The exercise: Check each line of the records below and collect those holding "this".

Records for processing:
______

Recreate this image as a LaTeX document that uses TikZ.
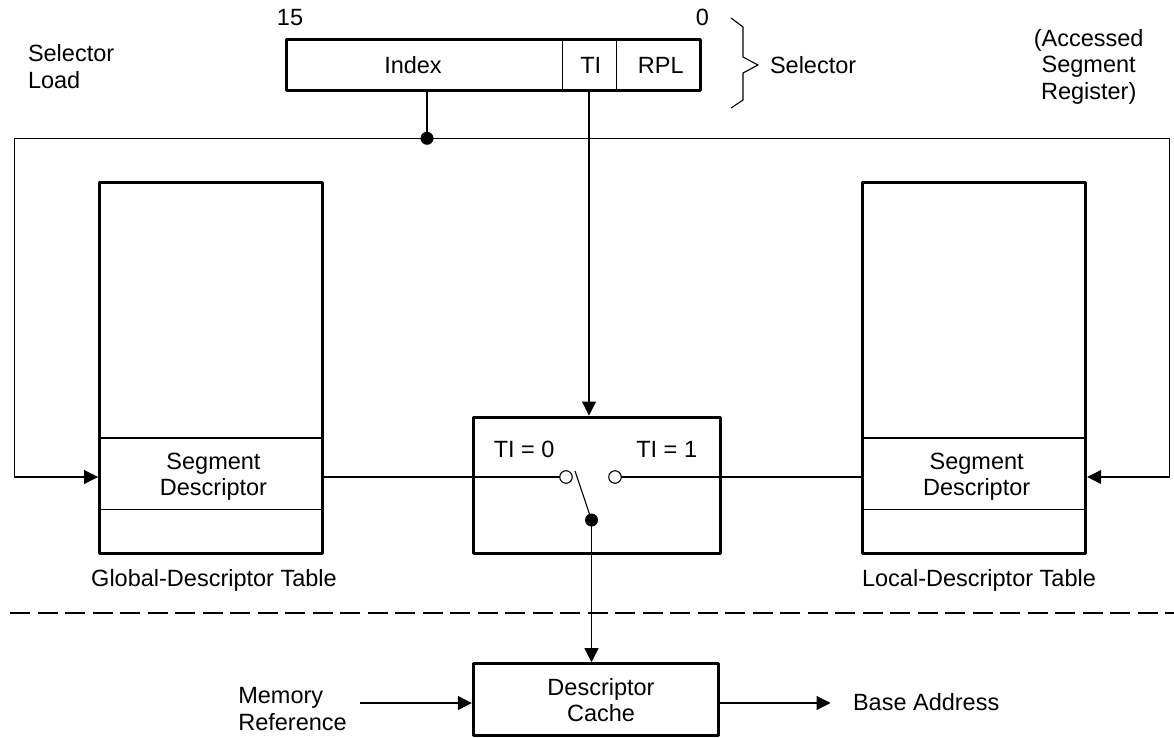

______

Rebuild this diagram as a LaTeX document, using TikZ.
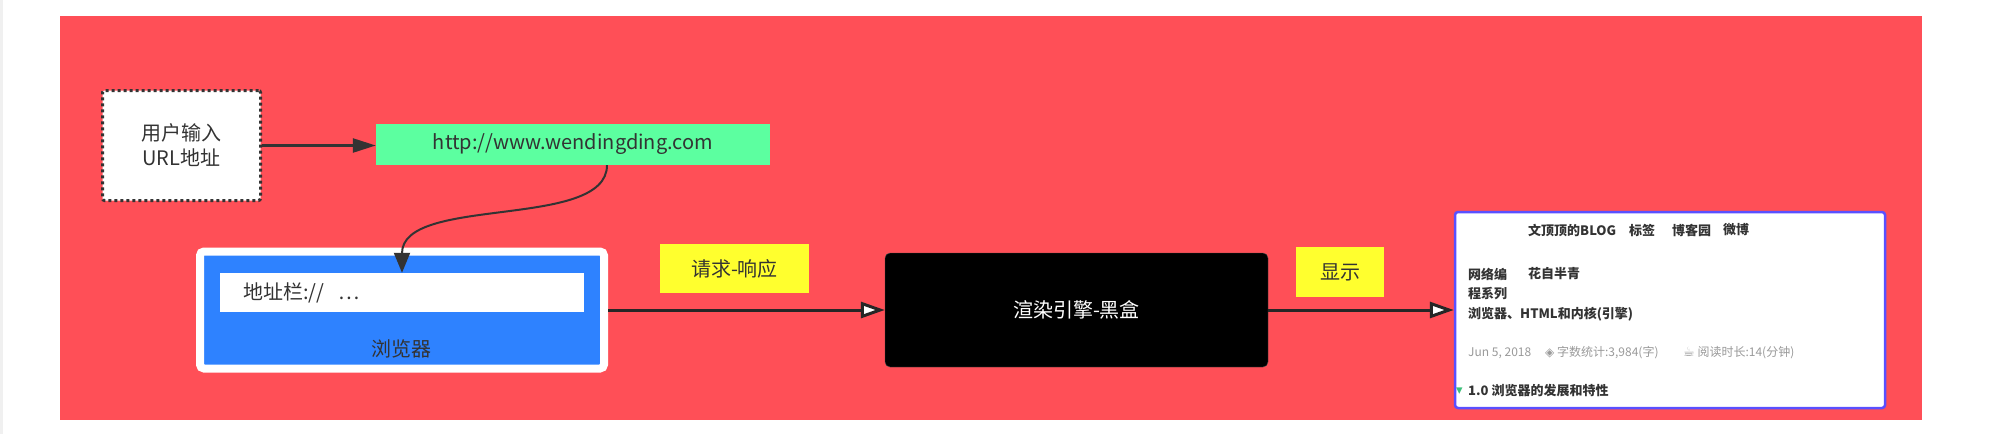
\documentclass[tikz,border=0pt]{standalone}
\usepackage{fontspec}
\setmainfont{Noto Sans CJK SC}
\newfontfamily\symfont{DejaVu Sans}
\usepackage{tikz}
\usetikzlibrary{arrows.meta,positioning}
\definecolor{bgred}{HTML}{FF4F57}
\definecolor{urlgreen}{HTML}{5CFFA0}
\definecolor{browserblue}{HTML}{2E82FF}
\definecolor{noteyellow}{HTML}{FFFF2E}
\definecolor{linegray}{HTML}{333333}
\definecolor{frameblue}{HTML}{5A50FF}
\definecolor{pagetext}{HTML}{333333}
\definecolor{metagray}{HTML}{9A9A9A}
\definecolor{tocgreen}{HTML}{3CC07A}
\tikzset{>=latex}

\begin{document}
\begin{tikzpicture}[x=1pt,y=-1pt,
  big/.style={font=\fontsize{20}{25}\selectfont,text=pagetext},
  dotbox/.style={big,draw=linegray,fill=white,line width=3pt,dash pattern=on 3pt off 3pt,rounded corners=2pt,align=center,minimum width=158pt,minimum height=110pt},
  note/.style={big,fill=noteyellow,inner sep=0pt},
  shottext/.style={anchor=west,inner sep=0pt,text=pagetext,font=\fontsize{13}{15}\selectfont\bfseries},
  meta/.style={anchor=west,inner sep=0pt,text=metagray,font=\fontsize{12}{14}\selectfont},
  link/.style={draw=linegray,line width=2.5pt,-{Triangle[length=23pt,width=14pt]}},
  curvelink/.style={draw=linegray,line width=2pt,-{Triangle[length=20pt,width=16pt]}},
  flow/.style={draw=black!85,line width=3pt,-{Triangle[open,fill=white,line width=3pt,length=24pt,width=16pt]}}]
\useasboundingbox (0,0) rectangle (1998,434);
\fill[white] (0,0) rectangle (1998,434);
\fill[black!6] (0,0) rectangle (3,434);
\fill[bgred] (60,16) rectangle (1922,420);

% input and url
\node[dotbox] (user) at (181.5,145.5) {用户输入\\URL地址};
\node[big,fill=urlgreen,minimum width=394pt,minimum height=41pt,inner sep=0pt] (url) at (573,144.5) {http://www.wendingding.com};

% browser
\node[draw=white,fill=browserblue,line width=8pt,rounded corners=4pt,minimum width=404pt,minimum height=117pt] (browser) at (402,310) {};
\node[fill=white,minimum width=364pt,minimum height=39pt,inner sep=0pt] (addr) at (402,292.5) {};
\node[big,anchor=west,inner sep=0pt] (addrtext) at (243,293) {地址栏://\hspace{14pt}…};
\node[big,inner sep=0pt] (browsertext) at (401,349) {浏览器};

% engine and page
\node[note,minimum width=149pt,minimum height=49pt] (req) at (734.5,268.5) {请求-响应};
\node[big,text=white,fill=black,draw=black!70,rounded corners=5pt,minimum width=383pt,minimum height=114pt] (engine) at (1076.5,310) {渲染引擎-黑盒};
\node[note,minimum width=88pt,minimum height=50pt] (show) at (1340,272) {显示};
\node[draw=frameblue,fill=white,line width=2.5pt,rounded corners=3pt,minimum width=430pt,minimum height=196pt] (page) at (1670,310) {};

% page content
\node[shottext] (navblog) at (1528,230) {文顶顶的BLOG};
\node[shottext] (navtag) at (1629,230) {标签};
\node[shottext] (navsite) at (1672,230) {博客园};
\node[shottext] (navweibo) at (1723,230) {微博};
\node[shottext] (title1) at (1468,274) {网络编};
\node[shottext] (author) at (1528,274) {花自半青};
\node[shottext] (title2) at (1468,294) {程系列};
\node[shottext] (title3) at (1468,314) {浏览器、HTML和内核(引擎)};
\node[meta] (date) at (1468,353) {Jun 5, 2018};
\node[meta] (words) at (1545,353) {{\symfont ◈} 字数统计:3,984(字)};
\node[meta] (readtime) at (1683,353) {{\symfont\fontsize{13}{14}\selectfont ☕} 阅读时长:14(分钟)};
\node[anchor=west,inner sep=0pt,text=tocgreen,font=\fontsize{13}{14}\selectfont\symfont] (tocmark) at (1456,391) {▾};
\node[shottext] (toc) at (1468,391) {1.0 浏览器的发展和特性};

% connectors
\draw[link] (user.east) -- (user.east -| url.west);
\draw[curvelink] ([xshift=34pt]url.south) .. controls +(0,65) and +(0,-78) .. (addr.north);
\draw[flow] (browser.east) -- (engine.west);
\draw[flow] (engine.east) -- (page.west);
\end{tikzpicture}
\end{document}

______

Task answer:
Recreate this image as a LaTeX document that uses TikZ.
Rebuild this diagram as a LaTeX document, using TikZ.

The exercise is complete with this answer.